When is the best time to call time on a split test??
One of the biggest issues when running a split test is knowing how long to run it for. Confusingly, depending on the split testing tool you use it may tell you when to stop or it may even stop the test for you based on it’s own statistical calculations. For the uninitiated that might sound like job done but in fact it’s misleading and possibly injurious to the final objective. You need to consider a few other things:
For the purpose of split testing, the business cycle, i.e. aggregate trade activity over a given period of time, is often thought of in terms of weeks or months. Years is rather too long to call a result even if it is likely to be statistically more robust. Days are pretty pointless, they are far too short a time frame especially when you consider that conversion rates and traffic volumes will often fluctuate on a daily basis over the course of a week; also it is still the case that for a large portion of the population that two out of seven days in the week are still non working days.
Because of that when running a split testing program the tester needs to make sure that each test is run over a complete business cycle or combination of business cycles.
Purists will argue that the run time of the test should also not favour any one part of the business cycle, so that if your cycle is a week and the test is started at 9am on a Monday morning then it should also end at 08:59 (or 9am) on a Monday morning. Doing this you will be less likely to skew the results by including one part of a business cycle (which may favour one of the variants) but not another.
Purchasing cycle (or decision-making process)
This is perhaps a footnote to the point above. On most e-commerce sites the decision-making process involved in buying a product or service may take longer than a day.
To get a better picture of how this looks go into your web analytics package and look for a report that shows you time lag and / or path length.
In Google Analytics you can find this in the Multi-Channel Funnels reporting area. These reports will show you the number of interactions (Path Length) or the number of days (Time Lag) it takes for customers to buy something. Based on this you will then have an idea of your purchasing cycle.
If you have an especially long purchasing cycle then your test time frame will need to take this into account.
Volume of data
The short answer here is ‘the more the better’. That said it’s impractical to wait for months and months to call a result and really for many e-commerce sites the purchasing cycle is not likely to be that long.
So in most cases it is considered that 300 good outcomes / sales per variant is a minimum.
BUT, if you have your testing tool hooked up to your web analytics tool specifically so you can segment your test results then 300 good outcomes might not be enough. The obvious reason here is that by segmenting a dataset with 300 good outcomes you will inevitably wind up with a smaller less robust dataset with fewer good outcomes and therefore not as reliable. So in these instances you will need to extend the minimum sample size to accommodate your segmentation.
Regression towards the mean
This is the phenomenon where a variable that was extreme on its first measurement tends to be closer to the average on its second measurement or where a variable that is extreme on its second measurement tends to have been closer to the average on its first.
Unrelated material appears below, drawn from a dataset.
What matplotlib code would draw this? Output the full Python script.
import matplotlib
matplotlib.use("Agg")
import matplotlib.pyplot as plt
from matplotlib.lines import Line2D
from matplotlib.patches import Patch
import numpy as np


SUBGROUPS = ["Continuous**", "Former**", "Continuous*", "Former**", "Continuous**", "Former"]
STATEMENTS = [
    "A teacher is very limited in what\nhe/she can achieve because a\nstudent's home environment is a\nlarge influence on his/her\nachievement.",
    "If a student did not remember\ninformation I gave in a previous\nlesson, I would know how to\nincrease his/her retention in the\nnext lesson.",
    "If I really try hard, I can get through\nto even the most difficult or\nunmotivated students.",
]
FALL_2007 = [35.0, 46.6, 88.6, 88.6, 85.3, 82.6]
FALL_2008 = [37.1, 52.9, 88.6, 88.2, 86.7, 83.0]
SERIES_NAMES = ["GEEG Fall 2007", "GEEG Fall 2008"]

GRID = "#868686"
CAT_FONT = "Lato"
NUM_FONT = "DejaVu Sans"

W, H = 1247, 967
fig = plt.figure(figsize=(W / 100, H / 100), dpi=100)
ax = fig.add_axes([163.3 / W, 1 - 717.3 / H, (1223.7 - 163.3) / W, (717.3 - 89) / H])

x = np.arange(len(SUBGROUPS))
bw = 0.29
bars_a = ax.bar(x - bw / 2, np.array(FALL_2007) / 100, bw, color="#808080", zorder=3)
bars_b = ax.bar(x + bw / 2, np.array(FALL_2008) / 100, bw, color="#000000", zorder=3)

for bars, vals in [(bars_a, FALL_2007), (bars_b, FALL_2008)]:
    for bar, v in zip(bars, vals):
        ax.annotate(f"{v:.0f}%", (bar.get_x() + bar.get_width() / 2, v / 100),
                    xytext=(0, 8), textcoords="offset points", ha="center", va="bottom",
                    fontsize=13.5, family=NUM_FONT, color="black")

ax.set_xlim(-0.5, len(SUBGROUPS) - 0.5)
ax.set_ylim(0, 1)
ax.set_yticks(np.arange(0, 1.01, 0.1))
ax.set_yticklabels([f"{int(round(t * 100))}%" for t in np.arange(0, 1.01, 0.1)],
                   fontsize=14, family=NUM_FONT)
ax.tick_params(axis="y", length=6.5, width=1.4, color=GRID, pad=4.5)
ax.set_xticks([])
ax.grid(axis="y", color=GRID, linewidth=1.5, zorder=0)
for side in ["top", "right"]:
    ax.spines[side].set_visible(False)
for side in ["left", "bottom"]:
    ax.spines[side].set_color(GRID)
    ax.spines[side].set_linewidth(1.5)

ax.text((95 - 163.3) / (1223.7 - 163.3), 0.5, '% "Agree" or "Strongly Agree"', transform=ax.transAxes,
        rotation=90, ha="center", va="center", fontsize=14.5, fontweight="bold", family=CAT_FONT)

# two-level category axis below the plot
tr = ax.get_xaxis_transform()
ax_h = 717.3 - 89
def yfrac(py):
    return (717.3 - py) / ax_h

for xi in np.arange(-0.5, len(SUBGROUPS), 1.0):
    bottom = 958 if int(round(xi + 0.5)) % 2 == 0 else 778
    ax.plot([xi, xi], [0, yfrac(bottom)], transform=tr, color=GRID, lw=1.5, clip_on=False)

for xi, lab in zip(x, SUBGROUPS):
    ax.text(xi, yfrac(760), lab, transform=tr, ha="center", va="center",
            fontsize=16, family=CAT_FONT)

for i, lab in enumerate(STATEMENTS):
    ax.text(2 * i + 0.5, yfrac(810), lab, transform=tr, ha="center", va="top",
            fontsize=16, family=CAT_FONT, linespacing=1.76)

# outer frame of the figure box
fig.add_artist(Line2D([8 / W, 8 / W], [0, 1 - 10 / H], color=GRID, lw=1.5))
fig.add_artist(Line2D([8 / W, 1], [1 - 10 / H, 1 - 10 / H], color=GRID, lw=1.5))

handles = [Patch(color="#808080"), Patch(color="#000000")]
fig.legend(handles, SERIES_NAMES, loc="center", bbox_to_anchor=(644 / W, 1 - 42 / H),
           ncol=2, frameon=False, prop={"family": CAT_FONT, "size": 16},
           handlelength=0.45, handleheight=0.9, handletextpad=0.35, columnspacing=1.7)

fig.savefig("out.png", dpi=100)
In split testing this often reveals itself in circumstances where both variants converge.
This process doesn’t happen overnight. So often at the start of a test the data can look fantastic with the new variant set to bring home the bacon in style, but of course:
1. The sample will most likely be far too small unless you have a high traffic site or you are adopting very broad targeting for the experiment.
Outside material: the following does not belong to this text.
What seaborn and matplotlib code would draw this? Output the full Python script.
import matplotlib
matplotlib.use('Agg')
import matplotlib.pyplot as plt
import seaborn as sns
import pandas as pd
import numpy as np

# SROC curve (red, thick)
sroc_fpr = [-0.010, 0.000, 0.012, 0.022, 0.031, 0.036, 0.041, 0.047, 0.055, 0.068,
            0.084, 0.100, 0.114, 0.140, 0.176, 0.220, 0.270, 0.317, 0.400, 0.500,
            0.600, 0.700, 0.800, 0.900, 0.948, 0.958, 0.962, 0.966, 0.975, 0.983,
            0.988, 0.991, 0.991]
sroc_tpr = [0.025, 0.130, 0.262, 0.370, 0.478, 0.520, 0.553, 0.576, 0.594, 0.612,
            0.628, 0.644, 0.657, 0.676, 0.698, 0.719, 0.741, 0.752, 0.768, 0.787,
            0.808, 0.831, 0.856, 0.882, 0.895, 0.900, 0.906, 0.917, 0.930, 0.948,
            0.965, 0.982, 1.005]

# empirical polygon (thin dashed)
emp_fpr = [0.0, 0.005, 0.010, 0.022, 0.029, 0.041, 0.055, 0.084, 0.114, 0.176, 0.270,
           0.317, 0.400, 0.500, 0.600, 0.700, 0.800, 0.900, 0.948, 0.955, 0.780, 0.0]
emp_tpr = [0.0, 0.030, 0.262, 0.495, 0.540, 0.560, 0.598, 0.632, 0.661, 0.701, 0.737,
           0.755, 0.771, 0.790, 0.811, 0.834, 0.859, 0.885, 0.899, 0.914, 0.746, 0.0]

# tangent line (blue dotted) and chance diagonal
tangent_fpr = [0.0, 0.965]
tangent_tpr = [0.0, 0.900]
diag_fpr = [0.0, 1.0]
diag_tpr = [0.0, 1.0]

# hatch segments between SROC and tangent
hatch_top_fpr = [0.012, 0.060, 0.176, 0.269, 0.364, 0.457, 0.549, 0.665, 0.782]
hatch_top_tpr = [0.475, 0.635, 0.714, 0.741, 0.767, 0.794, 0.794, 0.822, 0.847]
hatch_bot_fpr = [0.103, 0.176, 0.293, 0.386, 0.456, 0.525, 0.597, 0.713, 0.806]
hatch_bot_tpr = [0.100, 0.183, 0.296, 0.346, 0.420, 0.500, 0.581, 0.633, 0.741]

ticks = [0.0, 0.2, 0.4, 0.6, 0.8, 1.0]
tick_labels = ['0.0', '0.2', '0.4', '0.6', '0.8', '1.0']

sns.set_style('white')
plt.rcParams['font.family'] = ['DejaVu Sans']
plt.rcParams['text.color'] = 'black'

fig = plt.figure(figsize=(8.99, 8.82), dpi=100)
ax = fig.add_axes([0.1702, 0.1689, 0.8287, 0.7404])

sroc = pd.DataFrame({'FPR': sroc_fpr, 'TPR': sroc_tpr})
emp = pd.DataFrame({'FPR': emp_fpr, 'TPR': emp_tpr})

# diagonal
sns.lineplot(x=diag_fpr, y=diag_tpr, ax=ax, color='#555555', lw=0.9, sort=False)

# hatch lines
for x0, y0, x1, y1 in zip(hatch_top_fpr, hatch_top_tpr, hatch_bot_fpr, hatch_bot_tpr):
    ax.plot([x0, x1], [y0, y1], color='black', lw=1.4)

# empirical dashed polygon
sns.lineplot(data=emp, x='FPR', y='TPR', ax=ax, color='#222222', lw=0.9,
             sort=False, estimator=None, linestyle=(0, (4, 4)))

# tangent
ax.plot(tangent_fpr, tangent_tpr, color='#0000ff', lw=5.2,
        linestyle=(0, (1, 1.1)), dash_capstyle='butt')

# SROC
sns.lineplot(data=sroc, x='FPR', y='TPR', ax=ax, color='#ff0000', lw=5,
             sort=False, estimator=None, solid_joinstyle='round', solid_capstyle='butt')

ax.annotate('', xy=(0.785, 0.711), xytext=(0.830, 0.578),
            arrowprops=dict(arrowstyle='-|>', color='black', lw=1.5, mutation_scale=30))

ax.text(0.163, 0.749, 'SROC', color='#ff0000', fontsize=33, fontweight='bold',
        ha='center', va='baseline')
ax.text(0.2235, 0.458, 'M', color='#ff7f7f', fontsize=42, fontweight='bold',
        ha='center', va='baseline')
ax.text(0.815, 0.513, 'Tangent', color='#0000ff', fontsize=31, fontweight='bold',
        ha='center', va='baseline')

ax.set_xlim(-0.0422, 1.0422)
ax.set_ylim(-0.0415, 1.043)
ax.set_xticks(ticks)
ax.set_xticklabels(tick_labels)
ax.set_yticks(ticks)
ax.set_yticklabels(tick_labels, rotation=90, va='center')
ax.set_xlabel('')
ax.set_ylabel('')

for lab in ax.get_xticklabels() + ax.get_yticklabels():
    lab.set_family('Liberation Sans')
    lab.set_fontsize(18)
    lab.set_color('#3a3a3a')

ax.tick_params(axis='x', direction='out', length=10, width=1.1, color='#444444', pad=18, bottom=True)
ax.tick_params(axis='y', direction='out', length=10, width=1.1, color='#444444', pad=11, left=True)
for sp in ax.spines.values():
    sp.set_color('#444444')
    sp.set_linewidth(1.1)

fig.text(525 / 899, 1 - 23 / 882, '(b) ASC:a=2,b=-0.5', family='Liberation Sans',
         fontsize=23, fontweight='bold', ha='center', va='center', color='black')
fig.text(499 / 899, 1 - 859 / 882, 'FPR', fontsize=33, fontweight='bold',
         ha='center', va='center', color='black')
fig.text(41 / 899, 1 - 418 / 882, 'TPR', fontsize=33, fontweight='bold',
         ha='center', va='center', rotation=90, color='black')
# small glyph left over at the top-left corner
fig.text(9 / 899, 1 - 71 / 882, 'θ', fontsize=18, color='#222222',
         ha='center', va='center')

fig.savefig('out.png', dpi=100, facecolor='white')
2. Partly as a result of (a), as the sample grows the phenomenon of regression to the mean will reveal itself.
So by ensuring that you collect a robust sample of data AND you run for a minimum of two business cycles (preferably more) you should ensure that you will have accommodated for this phenomenon.
It’s important to remember that the criteria above are not a pick and mix set of options. It’s not the case that if you are able to collect 300 good outcomes per variant before the you have completed one business cycle (due to high traffic volumes) then you have a reliable result, even if your testing tool calls it. You should wait until you have a minimum sample size PLUS at least one full cycle (preferably two), this underscores the point that generally speaking the more data you have the more robust your results will be.
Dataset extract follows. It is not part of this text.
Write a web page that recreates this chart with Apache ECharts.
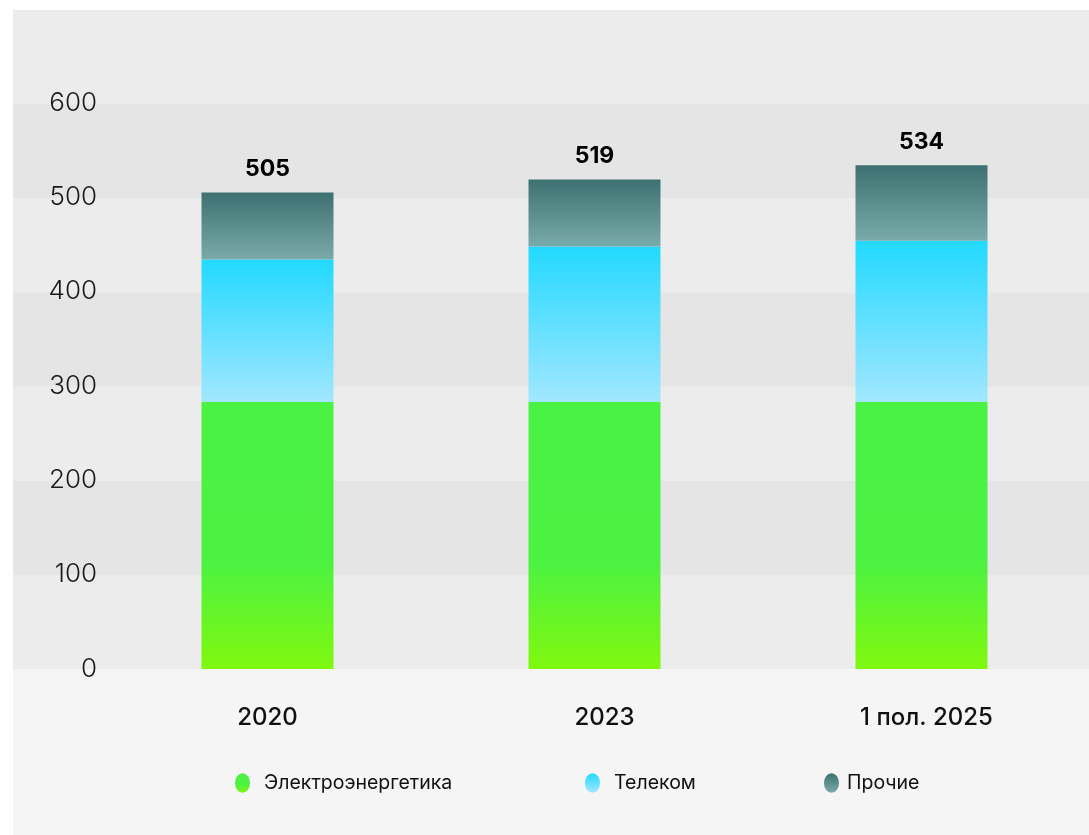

There is another, possibly rather more obscure reason, why tests need to run for longer although and this is harder to measure but is potentially linked to the final point about regression to the mean.
When running a split test you are, by definition, introducing your customers and returning visitors to a new page layout and possibly even a new process on your site. Some people will take to the newness quicker than others, but once it has been in the wild for long enough and your sample has become used to it, they may only then start to find it easier to use and only then might it start to yield a positive return when compared to the control. This is basically the inflexion point of the test.
Key takeways on planning your time to test
Of course it may be that the inflexion point is never reached but all this is to say that:
1. There are some clear guidelines and principles as to how long you should run a test for.
2. If you see your test variant performing atrociously to begin with do not think that it stands no chance of ever recovering and pull the test in order to avoid losing revenue.
3. Remember that things take time to bed in.